Страх овладел немецкими солдатами во время сражения на Курской дуге. Именно этот панический страх перед Красной армией, перед неминуемой гибелью в далекой России заставил бежать немецкие дивизии, в том числе элитные. Немцы не отступили организованно. Они бежали, бросая технику, тяжелое вооружение и другое военное имущество. Именно на Курской дуге немцы поняли, что они не просто проиграли войну (многие поняли это после Сталинграда), они поняли, что их тут убьют. Этого чувства страха немцы не чувствовали ни после поражения под Москвой, ни после поражения в Сталинграде. Так, 22 февраля 1942 г. ефрейтор Иоганнес Михель писал в письме: "Отступление не прошло для нас бесследно — кто отморозил ноги, кто нос, всякое было. Питание стало безобразно скудным. Нужно самому себе помогать, иначе плохо кончишь. Но вы обо мне не беспокойтесь, уж как-нибудь мы пробьемся… Может быть, это скоро кончится, и мы вернемся здоровыми домой… Нам это все так надоело…". Не чувствовали немцы страха после поражения под Москвой. А вот оптимистические речи одного гауптамана после поражения под Сталинградом, воспроизведенные в воспоминаниях Генриха Метельмана: "Ну, когда я говорю об упущенной победе, я имею в виду военную ситуацию, но не экономическую. Даже если нас разгромят, экономически мы были и останемся сильной страной, во всяком случае, нам будет чем козырнуть в игре.
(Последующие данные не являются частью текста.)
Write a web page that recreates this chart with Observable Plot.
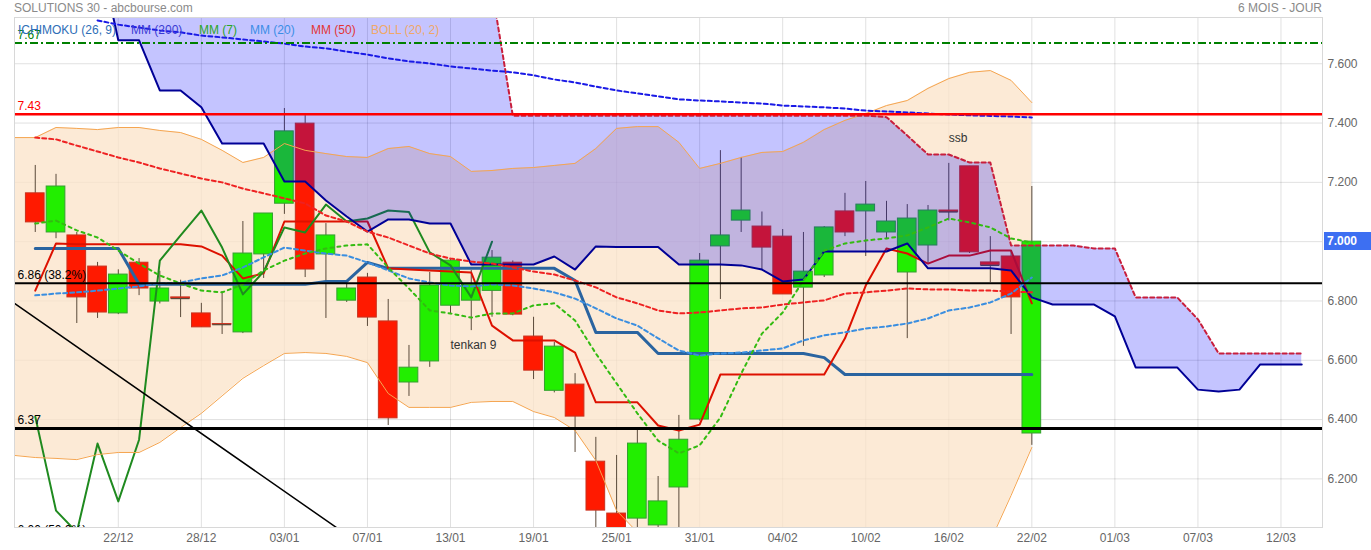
<!DOCTYPE html>
<html><head><meta charset="utf-8">
<script src="https://cdn.jsdelivr.net/npm/d3@7"></script>
<script src="https://cdn.jsdelivr.net/npm/@observablehq/plot@0.6"></script>
<style>
body{margin:0;background:#fff;font-family:"Liberation Sans",Arial,sans-serif;}
#wrap{position:relative;width:1371px;height:550px;overflow:hidden;}
.ov{position:absolute;font-size:12px;white-space:nowrap;line-height:14px;}
</style></head><body><div id="wrap"></div>
<script>
// ---- data ----
const titleText = "SOLUTIONS 30 - abcbourse.com";
const periodText = "6 MOIS - JOUR";
const legendNames = ["ICHIMOKU (26, 9)", "MM (200)", "MM (7)", "MM (20)", "MM (50)", "BOLL (20, 2)"];
const legendColors = ["#2e6eb7", "#3b3bd4", "#2aa52a", "#3a8ee6", "#e23535", "#f0a868"];

const tickT = [0,4,8,12,16,20,24,28,32,36,40,44,48,52,56];
const tickLabels = ["22/12","28/12","03/01","07/01","13/01","19/01","25/01","31/01","04/02","10/02","16/02","22/02","01/03","07/03","12/03"];
const yTicks = [6.2, 6.4, 6.6, 6.8, 7.0, 7.2, 7.4, 7.6];

const candleStart = -4;
const open  = [7.163,7.031,7.021,6.916,6.758,6.929,6.798,6.812,6.758,6.722,6.694,6.957,7.128,7.398,6.957,6.801,6.879,6.731,6.525,6.596,6.784,6.801,6.834,6.929,6.680,6.497,6.518,6.258,6.083,6.066,6.043,6.171,6.400,6.984,7.071,7.051,7.017,6.845,6.886,7.102,7.102,7.031,6.896,6.987,7.105,7.254,6.930,6.950,6.353];
const high  = [7.257,7.227,7.031,6.930,6.905,6.943,6.900,6.870,6.792,6.832,7.068,7.095,7.449,7.425,7.061,6.859,6.893,6.805,6.650,6.896,6.943,6.903,6.970,6.935,6.745,6.660,6.555,6.340,6.279,6.366,6.208,6.414,6.960,7.307,7.284,7.100,7.041,7.031,7.051,7.163,7.203,7.136,7.125,7.122,7.264,7.254,7.017,6.970,7.186];
const low   = [7.031,7.010,6.724,6.741,6.754,6.818,6.790,6.744,6.711,6.687,6.690,6.876,7.092,6.879,6.741,6.795,6.714,6.380,6.478,6.576,6.754,6.700,6.745,6.750,6.535,6.490,6.289,6.030,5.980,6.000,6.000,6.000,6.395,6.805,7.031,6.906,6.822,6.647,6.879,7.017,6.950,7.007,6.673,6.923,7.070,6.960,6.862,6.687,6.313];
const close = [7.065,7.186,6.812,6.761,6.889,6.842,6.842,6.808,6.711,6.720,6.960,7.095,7.372,6.906,7.021,6.842,6.744,6.404,6.575,6.852,6.936,6.855,6.946,6.754,6.565,6.646,6.410,6.093,6.020,6.319,6.124,6.332,6.936,7.021,7.105,6.980,6.822,6.899,7.048,7.031,7.125,7.068,7.078,7.105,7.100,6.964,6.920,6.812,7.000];

const tenkan = [6.835,6.994,6.991,6.991,6.991,6.991,6.991,6.991,6.984,6.953,6.876,6.893,7.068,7.068,7.068,7.068,7.068,6.910,6.906,6.903,6.899,6.896,6.717,6.667,6.667,6.667,6.626,6.458,6.458,6.458,6.380,6.363,6.383,6.552,6.552,6.552,6.552,6.552,6.552,6.674,6.852,6.977,6.960,6.926,6.953,6.953,6.970,6.970,6.792];
const kijun  = [6.977,6.977,6.977,6.977,6.977,6.856,6.856,6.856,6.856,6.856,6.856,6.856,6.856,6.856,6.866,6.866,6.930,6.910,6.910,6.910,6.910,6.910,6.910,6.910,6.910,6.910,6.869,6.694,6.694,6.694,6.623,6.623,6.623,6.623,6.623,6.623,6.623,6.623,6.609,6.552,6.552,6.552,6.552,6.552,6.552,6.552,6.552,6.552,6.552];
const chikouShift = 26;

const cloudStart = -1;
const ssa = [8.00,7.679,7.679,7.510,7.510,7.453,7.331,7.331,7.331,7.203,7.203,7.139,7.085,7.034,7.075,7.075,7.061,7.061,6.923,6.923,6.923,6.923,6.950,6.906,6.984,6.982,6.982,6.982,6.923,6.923,6.923,6.920,6.906,6.866,6.872,6.967,6.967,6.967,6.967,6.994,6.910,6.910,6.910,6.910,6.903,6.812,6.788,6.788,6.788,6.748,6.576,6.576,6.576,6.501,6.495,6.501,6.586,6.586,6.586];
const ssb = [8.2,8.2,8.2,8.2,8.2,8.2,8.2,8.2,8.2,8.2,8.2,8.2,8.2,8.2,8.2,8.2,8.2,8.2,8.2,7.85,7.425,7.425,7.425,7.425,7.425,7.425,7.425,7.425,7.425,7.425,7.425,7.425,7.425,7.425,7.425,7.425,7.425,7.425,7.420,7.358,7.294,7.294,7.267,7.267,6.987,6.987,6.987,6.987,6.977,6.977,6.812,6.812,6.812,6.738,6.623,6.623,6.623,6.623,6.623];

const bollStart = -5;
const bollUpper = [7.351,7.351,7.385,7.382,7.378,7.385,7.385,7.375,7.368,7.345,7.308,7.267,7.284,7.331,7.308,7.297,7.287,7.284,7.314,7.321,7.297,7.287,7.237,7.240,7.247,7.250,7.257,7.264,7.314,7.382,7.388,7.388,7.335,7.247,7.264,7.284,7.301,7.304,7.335,7.378,7.409,7.432,7.459,7.476,7.517,7.550,7.571,7.577,7.544,7.469];
const bollLower = [6.279,6.272,6.269,6.265,6.282,6.289,6.289,6.323,6.373,6.421,6.480,6.539,6.582,6.623,6.626,6.623,6.613,6.592,6.488,6.441,6.441,6.441,6.458,6.461,6.461,6.427,6.407,6.363,6.262,6.093,6.020,5.950,5.890,5.860,5.840,5.830,5.830,5.840,5.850,5.860,5.870,5.880,5.890,5.900,5.910,5.930,5.950,5.990,6.144,6.306];

const mm7  = [7.061,7.071,7.038,7.014,6.970,6.926,6.886,6.859,6.835,6.829,6.856,6.903,6.936,6.960,6.977,6.987,6.991,6.913,6.842,6.768,6.758,6.744,6.758,6.758,6.785,6.792,6.734,6.623,6.522,6.421,6.329,6.286,6.313,6.407,6.555,6.690,6.761,6.869,6.970,6.994,7.004,7.011,7.021,7.048,7.078,7.065,7.048,7.011,6.997];
const mm20 = [6.819,6.825,6.829,6.835,6.842,6.849,6.859,6.862,6.876,6.886,6.913,6.947,6.980,6.970,6.960,6.953,6.930,6.903,6.876,6.862,6.852,6.849,6.856,6.852,6.842,6.829,6.808,6.775,6.741,6.717,6.674,6.633,6.616,6.623,6.626,6.633,6.640,6.667,6.684,6.694,6.707,6.714,6.724,6.741,6.768,6.778,6.795,6.825,6.879];
const mm50 = [7.351,7.345,7.324,7.304,7.284,7.267,7.247,7.230,7.213,7.200,7.179,7.163,7.146,7.129,7.088,7.068,7.034,7.014,6.987,6.960,6.943,6.933,6.926,6.913,6.899,6.889,6.869,6.846,6.812,6.792,6.768,6.758,6.761,6.768,6.775,6.778,6.788,6.795,6.802,6.825,6.829,6.835,6.842,6.839,6.839,6.835,6.835,6.832,6.829];
const mm200Start = -1;
const mm200 = [7.746,7.732,7.722,7.712,7.706,7.695,7.689,7.682,7.675,7.668,7.658,7.652,7.641,7.631,7.618,7.608,7.601,7.591,7.584,7.577,7.571,7.561,7.547,7.537,7.523,7.510,7.500,7.490,7.480,7.476,7.473,7.469,7.466,7.459,7.456,7.453,7.449,7.442,7.439,7.436,7.432,7.429,7.426,7.424,7.422,7.419];

const levelValues = [7.67, 7.43, 6.86, 6.37, 6.00];
const levelLabels = ["7.67", "7.43", "6.86 (38.2%)", "6.37", "6.00 (50.0%)"];
const levelColors = ["#008000", "#ff0000", "#000000", "#000000", "#000000"];

const trendT = [-5, 12];
const trendV = [6.792, 5.963];

const noteT = [16.0, 40.0];
const noteV = [6.650, 7.348];
const noteText = ["tenkan 9", "ssb"];

// ---- build tables ----
const series = (t0, vals) => vals.map((v, i) => ({t: t0 + i, v}));
const candles = open.map((o, i) => ({t: candleStart + i, open: o, high: high[i], low: low[i], close: close[i]}));
const chikou = candles.filter(d => d.t - chikouShift >= candleStart).map(d => ({t: d.t - chikouShift, v: d.close}));
const cloud = ssa.map((a, i) => ({t: cloudStart + i, ssa: a, ssb: ssb[i]}));
const boll = bollUpper.map((u, i) => ({t: bollStart + i, upper: u, lower: bollLower[i]}));
const levels = levelValues.map((v, i) => ({v, label: levelLabels[i], color: levelColors[i]}));
const trend = trendT.map((t, i) => ({t, v: trendV[i]}));
const notes = noteT.map((t, i) => ({t, v: noteV[i], text: noteText[i]}));
const labelMap = new Map(tickT.map((t, i) => [t, tickLabels[i]]));
const upC = "#22ee00", downC = "#ff1a00";
const hw = 0.45;

const chart = Plot.plot({
  width: 1371, height: 550,
  marginTop: 17, marginBottom: 23, marginLeft: 14, marginRight: 49,
  x: {domain: [-5, 58], axis: null, label: null},
  y: {domain: [6.036, 7.756], axis: null, label: null},
  style: {fontFamily: "'Liberation Sans', Arial, sans-serif", fontSize: "12px", background: "#fff"},
  marks: [
    Plot.gridY(yTicks, {stroke: "#000", strokeOpacity: 0.12}),
    Plot.gridX(tickT, {stroke: "#000", strokeOpacity: 0.12}),
    Plot.areaY(boll, {x: "t", y1: "lower", y2: "upper", fill: "#fbe3c8", fillOpacity: 0.75, clip: true}),
    Plot.ruleX(candles, {x: "t", y1: "low", y2: "high", stroke: "#5a4a3a", strokeWidth: 1, clip: true}),
    Plot.rect(candles, {x1: d => d.t - hw, x2: d => d.t + hw, y1: "open", y2: "close",
      fill: d => d.close >= d.open ? upC : downC,
      stroke: d => d.close >= d.open ? "#35a030" : "#c8321e", strokeWidth: 1, clip: true}),
    Plot.ruleY(candles.filter(d => Math.abs(d.close - d.open) < 0.012), {x1: d => d.t - hw, x2: d => d.t + hw, y: "close", stroke: "#5a4a3a", strokeWidth: 1.2, clip: true}),
    Plot.line(series(candleStart, kijun), {x: "t", y: "v", stroke: "#2a64a0", strokeWidth: 3, clip: true}),
    Plot.line(series(candleStart, tenkan), {x: "t", y: "v", stroke: "#dd1100", strokeWidth: 2, clip: true}),
    Plot.line(chikou, {x: "t", y: "v", stroke: "#1f8a1f", strokeWidth: 2, clip: true}),
    Plot.areaY(cloud, {x: "t", y1: "ssa", y2: "ssb", fill: "#0000ff", fillOpacity: 0.23, clip: true}),
    Plot.line(boll, {x: "t", y: "upper", stroke: "#f5a550", strokeWidth: 1, clip: true}),
    Plot.line(boll, {x: "t", y: "lower", stroke: "#f5a550", strokeWidth: 1, clip: true}),
    Plot.line(cloud, {x: "t", y: "ssa", stroke: "#000096", strokeWidth: 2, clip: true}),
    Plot.line(cloud, {x: "t", y: "ssb", stroke: "#c81e3c", strokeWidth: 2, strokeDasharray: "4,3", clip: true}),
    Plot.line(series(mm200Start, mm200), {x: "t", y: "v", stroke: "#1a1ae6", strokeWidth: 2, strokeDasharray: "4,3", clip: true}),
    Plot.line(series(candleStart, mm50), {x: "t", y: "v", stroke: "#ee2222", strokeWidth: 2, strokeDasharray: "4,3", clip: true}),
    Plot.line(series(candleStart, mm20), {x: "t", y: "v", stroke: "#3a8ee0", strokeWidth: 2, strokeDasharray: "4,3", clip: true}),
    Plot.line(series(candleStart, mm7), {x: "t", y: "v", stroke: "#33bb11", strokeWidth: 2, strokeDasharray: "3,4", clip: true}),
    Plot.line(trend, {x: "t", y: "v", stroke: "#000", strokeWidth: 1.5, clip: true}),
    Plot.ruleY(levels.slice(0, 1), {y: "v", stroke: "color", strokeWidth: 2, strokeDasharray: "8,3,2,3"}),
    Plot.ruleY(levels.slice(1, 2), {y: "v", stroke: "color", strokeWidth: 2.5}),
    Plot.ruleY(levels.slice(2, 3), {y: "v", stroke: "color", strokeWidth: 2}),
    Plot.ruleY(levels.slice(3, 4), {y: "v", stroke: "color", strokeWidth: 3}),
    Plot.text(levels, {y: "v", text: "label", fill: "color", frameAnchor: "left", textAnchor: "start", dx: 3, dy: -8, fontSize: 12, clip: true}),
    Plot.text(notes, {x: "t", y: "v", text: "text", textAnchor: "start", fill: "#333", fontSize: 12}),
    Plot.frame({stroke: "#d8d8d8"}),
    Plot.axisY(yTicks, {anchor: "right", tickSize: 0, tickPadding: 5, tickFormat: d3.format(".3f"), fill: "#666", fontSize: 12, label: null}),
    Plot.axisX(tickT, {anchor: "bottom", tickSize: 0, tickPadding: 6, tickFormat: d => labelMap.get(d), fill: "#666", fontSize: 12, label: null})
  ]
});

const wrap = document.getElementById("wrap");
wrap.appendChild(chart);

function ov(text, css) {
  const d = document.createElement("div");
  d.className = "ov";
  d.textContent = text;
  Object.assign(d.style, css);
  wrap.appendChild(d);
  return d;
}
ov(titleText, {left: "14px", top: "1px", color: "#8a8a8a"});
ov(periodText, {right: "49px", top: "1px", color: "#8a8a8a"});
const legendX = [18, 131, 199, 250, 311, 371];
legendNames.forEach((n, i) => ov(n, {left: legendX[i] + "px", top: "23px", color: legendColors[i]}));
const yLast = chart.scale("y").apply(close[close.length - 1]);
ov(d3.format(".3f")(close[close.length - 1]), {left: "1324px", top: (yLast - 9) + "px", width: "44px", height: "18px", lineHeight: "18px",
  background: "#3d6ff2", color: "#fff", fontWeight: "bold", paddingLeft: "3px"});
</script></body></html>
Крах Гитлера и нацизма вовсе не означает конца Германии… Слова словами и останутся, а вот нам с тобой следует пока что думать о том, как выбраться живыми из этой заварухи. Может, еще и потолкуем!".

Поражение на Курской дуге вселил в вермахт страх, который немецкие солдаты глушили алкоголем. Этот страх уничтожал хваленную немецкую дисциплину. Этот страх, угнездившийся в разуме немецких солдат, лишал их воли к победе и приближал конец Третьего рейха. И породили этот страх наши предки, которые так вломили тевтонам, что те в панике бежали на Курской дуге. И никакие апологеты вермахта не отменят этого факта.